In today’s world, the stock markets, especially Nasdaq, have a big bearing on attitudes towards technology. TV Channels like CNBC and financial websites provide near instantaneous and round-the-clock coverage of what is happening. In times like these when the markets are down, there is doom and gloom around. It is easy to get swayed listening to what people are saying. Yet, what they are talking about is the near-term and the challenges their businesses face. For a startup, it is important not to get swayed or overly concerned about what is happening on the stock markets. The markets only come into play when one wants to sell some stock, which is only a distant possibility. The focus should be on thinking about the impact of technology on businesses, and how consumers lives or enterprise processes can be better.

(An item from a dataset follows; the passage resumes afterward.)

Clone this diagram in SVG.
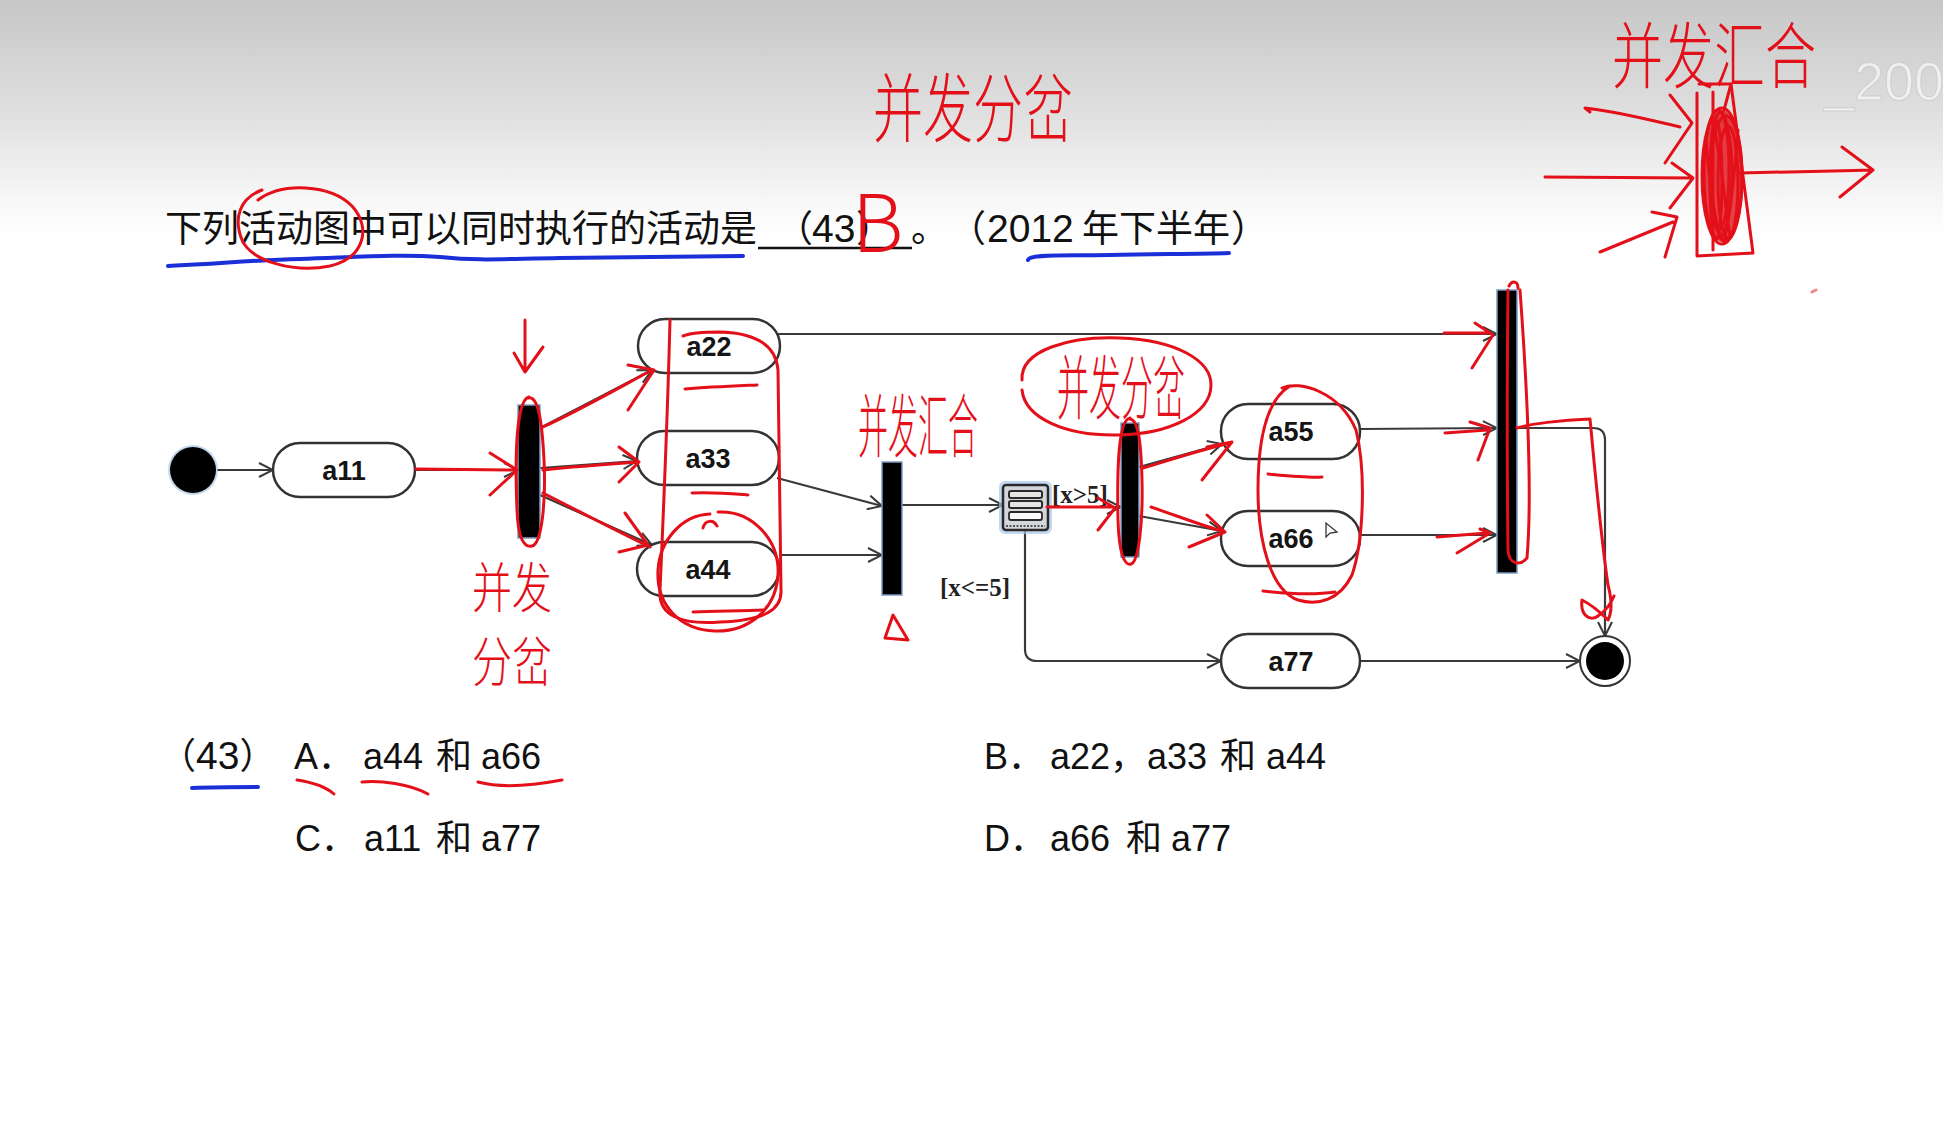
<svg xmlns="http://www.w3.org/2000/svg" width="1943" height="1143" viewBox="0 0 1943 1143">
  <defs>
    <linearGradient id="bg" x1="0" y1="0" x2="0" y2="240" gradientUnits="userSpaceOnUse">
      <stop offset="0" stop-color="#c7c7c7"/>
      <stop offset="0.45" stop-color="#dedede"/>
      <stop offset="0.85" stop-color="#f8f8f8"/>
      <stop offset="1" stop-color="#ffffff"/>
    </linearGradient>
    <marker id="open" viewBox="0 0 16 16" refX="15" refY="8" markerWidth="16" markerHeight="16" markerUnits="userSpaceOnUse" orient="auto">
      <path d="M1,1 L15,8 L1,15" fill="none" stroke="#3a3a3a" stroke-width="2"/>
    </marker>
    <style>
      .q { font-family: "Liberation Sans", "Noto Sans CJK SC", sans-serif; font-size: 37px; fill: #111; }
      .num { font-family: "Liberation Sans", sans-serif; font-size: 39px; fill: #111; }
      .opt { font-family: "Liberation Sans", "Noto Sans CJK SC", sans-serif; font-size: 36px; fill: #111; }
      .lbl { font-family: "Liberation Sans", sans-serif; font-weight: bold; font-size: 27px; text-anchor: middle; fill: #151515; }
      .guard { font-family: "Liberation Serif", serif; font-weight: bold; font-size: 25px; fill: #222; }
      .hand { font-family: "Noto Sans CJK SC", sans-serif; font-weight: 300; fill: #e3101a; }
      .node rect { fill: #fff; stroke: #333; stroke-width: 2.5; }
      .bar { fill: #000; stroke: #7c9cc6; stroke-width: 1.5; }
      .conn path { fill: none; stroke: #3a3a3a; stroke-width: 2.2; }
      .red { fill: none; stroke: #e3101a; stroke-width: 3; stroke-linecap: round; stroke-linejoin: round; }
      .blue { fill: none; stroke: #1b2fd8; stroke-width: 4; stroke-linecap: round; stroke-linejoin: round; }
    </style>
  </defs>

  <!-- slide background -->
  <rect x="0" y="0" width="1943" height="1143" fill="#fff"/>
  <rect x="0" y="0" width="1943" height="240" fill="url(#bg)"/>
  <text x="1824" y="100" font-family="Liberation Sans, sans-serif" font-size="54" fill="#f4f4f4" stroke="#cfcfcf" stroke-width="1.2" opacity="0.85">_200</text>

  <!-- question -->
  <g id="question">
    <text class="q" x="165" y="242">下列活动图中可以同时执行的活动是</text>
    <text class="q" x="776" y="242">（</text>
    <text class="num" x="812" y="242">43</text>
    <text class="q" x="856" y="242">）</text>
    <line x1="758" y1="248" x2="912" y2="248" stroke="#111" stroke-width="2.5"/>
    <text class="q" x="911" y="242">。</text>
    <text class="q" x="949" y="242">（</text>
    <text class="num" x="987" y="242">2012</text>
    <text class="q" x="1082" y="242">年下半年</text>
    <text class="q" x="1231" y="242">）</text>
  </g>

  <!-- answer options -->
  <g id="options">
    <text class="opt" x="160" y="769">（<tspan class="num" font-size="37">43</tspan>）</text>
    <text class="opt" y="769"><tspan x="294">A．</tspan><tspan x="363">a44</tspan><tspan x="436">和</tspan><tspan x="481">a66</tspan></text>
    <text class="opt" y="769"><tspan x="984">B．</tspan><tspan x="1050">a22</tspan><tspan x="1110">，</tspan><tspan x="1147">a33</tspan><tspan x="1220">和</tspan><tspan x="1266">a44</tspan></text>
    <text class="opt" y="851"><tspan x="295">C．</tspan><tspan x="364">a11</tspan><tspan x="436">和</tspan><tspan x="481">a77</tspan></text>
    <text class="opt" y="851"><tspan x="984">D．</tspan><tspan x="1050">a66</tspan><tspan x="1126">和</tspan><tspan x="1171">a77</tspan></text>
  </g>

  <!-- connectors -->
  <g id="connectors" class="conn">
    <path d="M217,470 L273,470" marker-end="url(#open)"/>
    <path d="M415,470 L518,470" marker-end="url(#open)"/>
    <path d="M540,428 L652,370" marker-end="url(#open)"/>
    <path d="M540,468 L637,461" marker-end="url(#open)"/>
    <path d="M540,495 L652,545" marker-end="url(#open)"/>
    <path d="M777,334 L1497,334" marker-end="url(#open)"/>
    <path d="M777,478 L882,506" marker-end="url(#open)"/>
    <path d="M779,555 L882,555" marker-end="url(#open)"/>
    <path d="M902,505 L1003,505" marker-end="url(#open)"/>
    <path d="M1048,507 L1121,507" marker-end="url(#open)"/>
    <path d="M1025,530 L1025,649 Q1025,661 1037,661 L1221,661" marker-end="url(#open)"/>
    <path d="M1139,467 L1222,444" marker-end="url(#open)"/>
    <path d="M1139,516 L1222,531" marker-end="url(#open)"/>
    <path d="M1360,429 L1497,428" marker-end="url(#open)"/>
    <path d="M1360,535 L1497,535" marker-end="url(#open)"/>
    <path d="M1517,428 L1593,428 Q1605,428 1605,440 L1605,636" marker-end="url(#open)"/>
    <path d="M1360,661 L1580,661" marker-end="url(#open)"/>
    <text class="guard" x="1052" y="503">[x&gt;5]</text>
    <text class="guard" x="940" y="596">[x&lt;=5]</text>
  </g>

  <!-- nodes -->
  <g id="initial">
    <circle cx="193" cy="470" r="25" fill="#9dbde0" opacity="0.6"/>
    <circle cx="193" cy="470" r="23" fill="#000"/>
  </g>
  <g id="a11" class="node"><rect x="273" y="443" width="142" height="54" rx="27"/><text class="lbl" x="344" y="480">a11</text></g>
  <g id="fork1"><rect class="bar" x="518" y="405" width="22" height="133"/></g>
  <g id="a22" class="node"><rect x="638" y="319" width="142" height="54" rx="27"/><text class="lbl" x="709" y="356">a22</text></g>
  <g id="a33" class="node"><rect x="637" y="431" width="142" height="54" rx="27"/><text class="lbl" x="708" y="468">a33</text></g>
  <g id="a44" class="node"><rect x="637" y="542" width="142" height="54" rx="27"/><text class="lbl" x="708" y="579">a44</text></g>
  <g id="join1"><rect class="bar" x="882" y="462" width="20" height="133"/></g>
  <g id="decision">
    <rect x="1001" y="483" width="49" height="49" rx="4" fill="none" stroke="#a9c6ea" stroke-width="4" opacity="0.7"/>
    <rect x="1003" y="485" width="45" height="45" rx="3" fill="#d3d6db" stroke="#2a2a2a" stroke-width="2.5"/>
    <rect x="1009" y="491" width="33" height="7" rx="2" fill="#e6e6e6" stroke="#2a2a2a" stroke-width="2"/>
    <rect x="1009" y="501" width="33" height="7" rx="2" fill="#e6e6e6" stroke="#2a2a2a" stroke-width="2"/>
    <rect x="1009" y="512" width="33" height="8" rx="2" fill="#fafafa" stroke="#2a2a2a" stroke-width="1.8"/>
    <line x1="1006" y1="526" x2="1045" y2="526" stroke="#555" stroke-width="2" stroke-dasharray="2 1.5"/>
  </g>
  <g id="fork2"><rect class="bar" x="1121" y="423" width="18" height="134"/></g>
  <g id="a55" class="node"><rect x="1221" y="404" width="139" height="55" rx="27"/><text class="lbl" x="1291" y="441">a55</text></g>
  <g id="a66" class="node"><rect x="1221" y="511" width="139" height="55" rx="27"/><text class="lbl" x="1291" y="548">a66</text>
    <path d="M1326,523 L1326,537 L1330,533 L1337,532 Z" fill="#fff" stroke="#333" stroke-width="1.3"/></g>
  <g id="a77" class="node"><rect x="1221" y="634" width="139" height="54" rx="27"/><text class="lbl" x="1291" y="671">a77</text></g>
  <g id="join2"><rect class="bar" x="1497" y="290" width="20" height="283"/></g>
  <g id="final">
    <circle cx="1605" cy="661" r="25" fill="#fff" stroke="#333" stroke-width="2"/>
    <circle cx="1605" cy="661" r="19" fill="#000"/>
  </g>

  <!-- pen annotations: underlines -->
  <g id="pen-blue">
    <path class="blue" d="M168,266 C220,264 250,260 300,259 C360,257 400,254 440,257 C480,261 500,259 560,258 C640,257 700,257 743,256"/>
    <path class="blue" d="M1028,260 C1030,254 1060,256 1110,255 C1160,254 1200,254 1229,253"/>
    <path class="blue" d="M192,788 C215,787 240,787 258,787"/>
  </g>

  <!-- pen annotations: red marks -->
  <g id="pen-red">
    <!-- question -->
    <path class="red" d="M258,200 C282,182 330,184 352,206 C372,228 364,258 330,266 C295,273 252,262 242,240 C233,218 240,198 262,190"/>
    <text class="hand" font-size="80" x="852" y="252">B</text>
    <!-- options -->
    <path class="red" d="M297,780 C310,782 325,786 334,794"/>
    <path class="red" d="M362,782 C380,780 410,784 428,794"/>
    <path class="red" d="M478,782 C500,788 530,786 562,780"/>

    <!-- fork 1 -->
    <path class="red" d="M525,320 L525,372 M514,353 L525,372 L543,347"/>
    <path class="red" d="M529,397 C516,400 515,460 517,510 C518,538 524,548 532,546 C542,544 546,500 544,460 C542,420 538,395 528,398"/>
    <path class="red" d="M416,469 L516,470 M490,453 L517,470 L490,495"/>
    <path class="red" d="M543,427 C580,410 615,390 652,370 M628,365 L654,370 L628,410"/>
    <path class="red" d="M543,470 C580,466 610,464 639,462 M619,447 L639,462 L619,482"/>
    <path class="red" d="M543,493 C580,512 615,530 650,547 M625,513 L648,545 L619,552"/>
    <text class="hand" font-size="40" transform="translate(472,608) scale(1,1.35)">并发</text>
    <text class="hand" font-size="40" transform="translate(472,682) scale(1,1.35)">分岔</text>

    <!-- a22 / a33 / a44 column -->
    <path class="red" d="M670,320 C668,400 664,500 660,590 C658,615 680,625 720,622 C765,620 782,610 781,590 L778,370 C776,345 755,333 720,332 C700,332 690,333 683,336"/>
    <path class="red" d="M718,512 C752,510 780,540 778,575 C776,610 748,632 715,631 C680,630 656,605 658,570 C660,540 682,515 710,514 M703,528 C705,520 713,519 717,526"/>
    <path class="red" d="M685,389 C710,387 735,386 757,385"/>
    <path class="red" d="M692,493 C715,492 735,494 748,495"/>
    <path class="red" d="M693,612 C720,611 745,611 763,610"/>

    <!-- join 1 -->
    <text class="hand" font-size="30" transform="translate(858,452) scale(1,2.3)">并发汇合</text>
    <path class="red" d="M893,615 L885,638 L908,640 Z"/>

    <!-- decision / fork 2 -->
    <path class="red" d="M1047,507 L1113,507 M1098,498 L1115,508 L1098,530"/>
    <path class="red" d="M1022,380 C1020,350 1070,336 1120,338 C1175,340 1212,360 1211,386 C1210,414 1170,434 1118,435 C1065,436 1025,418 1022,390"/>
    <text class="hand" font-size="32" transform="translate(1057,414) scale(1,2.2)">并发分岔</text>
    <path class="red" d="M1130,418 C1118,420 1117,470 1118,520 C1119,555 1125,566 1131,564 C1139,562 1143,520 1142,480 C1141,440 1138,418 1129,419"/>
    <path class="red" d="M1143,468 C1170,460 1200,450 1230,443 M1207,447 L1232,442 L1202,480"/>
    <path class="red" d="M1151,507 C1175,515 1200,525 1225,532 M1207,515 L1225,532 L1189,547"/>

    <!-- a55 / a66 column -->
    <path class="red" d="M1282,388 C1300,380 1340,392 1356,430 C1366,470 1364,540 1352,575 C1340,600 1318,606 1298,600 C1270,590 1258,540 1258,490 C1258,440 1266,400 1290,386"/>
    <path class="red" d="M1268,474 C1290,476 1310,478 1322,477"/>
    <path class="red" d="M1263,591 C1290,594 1315,595 1335,592"/>

    <!-- join 2 -->
    <path class="red" d="M1444,333 L1490,333 M1475,323 L1493,335 L1472,368"/>
    <path class="red" d="M1445,433 L1487,430 M1470,422 L1490,428 L1478,460"/>
    <path class="red" d="M1437,537 L1487,533 M1480,529 L1490,533 L1457,553"/>
    <path class="red" d="M1509,286 C1512,280 1518,281 1518,288 M1508,290 C1507,380 1507,470 1508,550 C1509,565 1520,566 1527,558 C1532,500 1528,400 1520,290"/>
    <path class="red" d="M1517,428 C1530,424 1560,420 1590,419 C1594,460 1600,530 1608,585 C1612,600 1612,612 1608,620 C1600,612 1590,604 1582,600 C1580,615 1590,622 1598,616 C1604,612 1610,606 1614,596"/>

    <!-- top centre note -->
    <text class="hand" font-size="50" transform="translate(873,136) scale(1,1.5)">并发分岔</text>

    <!-- top right sketch -->
    <text class="hand" font-size="51" transform="translate(1612,82) scale(1,1.4)">并发汇合</text>
    <path class="red" d="M1699,84 L1731,84 L1753,253 L1697,256 L1697,93"/>
    <path class="red" d="M1713,92 L1713,250 M1731,84 L1724,110"/>
    <!-- dense scribble inside the bar -->
    <ellipse cx="1722" cy="176" rx="19" ry="66" fill="#e3101a" opacity="0.8"/>
    <g class="red" stroke-width="2.5">
      <ellipse cx="1722" cy="176" rx="20" ry="68"/>
      <ellipse cx="1718" cy="174" rx="14" ry="64"/>
      <ellipse cx="1726" cy="178" rx="16" ry="62"/>
      <ellipse cx="1720" cy="170" rx="9" ry="58"/>
      <ellipse cx="1728" cy="182" rx="10" ry="56"/>
      <ellipse cx="1716" cy="180" rx="6" ry="60"/>
      <path d="M1706,140 C1710,190 1716,225 1722,240 M1738,130 C1734,180 1730,215 1724,242 M1712,118 C1722,160 1724,200 1730,236"/>
    </g>
    <path class="red" d="M1590,112 L1585,108 C1620,112 1650,120 1680,127 M1670,95 L1692,123 L1665,163"/>
    <path class="red" d="M1545,177 L1693,178 M1672,163 L1693,178 L1670,208"/>
    <path class="red" d="M1600,252 L1673,222 M1652,212 L1677,217 L1665,257"/>
    <path class="red" d="M1740,173 C1790,172 1830,171 1873,170 M1842,147 L1873,170 L1840,197"/>
    <path class="red" stroke-width="1.5" opacity="0.5" d="M1812,292 L1816,290"/>
  </g>
</svg>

9. The First Mistake can be the Last

Running a startup is a “life-and-death” business. An entrepreneur is perhaps no more than two or three mistakes away from business death. This makes it very important to weigh decisions carefully when they are made. Some decisions, especially in the choice of customers, need to be balanced so as to meet near-term needs with the desire to build a long-term business. For example, an important customer might demand significant product customisation. While there is no doubt that this would be of great short-term value, if it impacts the company so as to take away all its key development resources, then care must be taken before committing to the customisation. In these cases, there is no right or wrong answer: every scenario is different. These are the kinds of decisions which an entrepreneur has to make constantly, and especially in the early stages, every decision has the prospect of being the fatal one.

10. Read-Think-Write

Once the initial thinking and planning has been done, it does not mean that the process must stop. The cycle of Reading-Thinking-Writing must be continuous one. This is the source of new inspiration and new ideas. It also serves to evolve the business in the right direction, not something which is frozen in time at the start of the business. The time investment for this read-think-write cycle has to be made by the entrepreneur; it is not something which can be delegated. No one else has the same frame of reference as the entrepreneur. It is important to keep imbibing new knowledge to continually revisit and make modifications to the map and therefore the ensuing strategy. The Internet offers access to the best of content resources – it is for the entrepreneur to make the time investment. Reading needs to be combined with Thinking to see how things may need to be done differently, or how the future is evolving. Writing helps in putting things in perspective, and in sharing one’s thoughts with a group of people for further inputs.

11. Faith in God

Above all, one needs Faith in God. There are many times an entrepreneur will feel that all doors are closed and there is no escape from the difficult situation one finds oneself in. It is at times like these that God shows the way – it is for us to see it.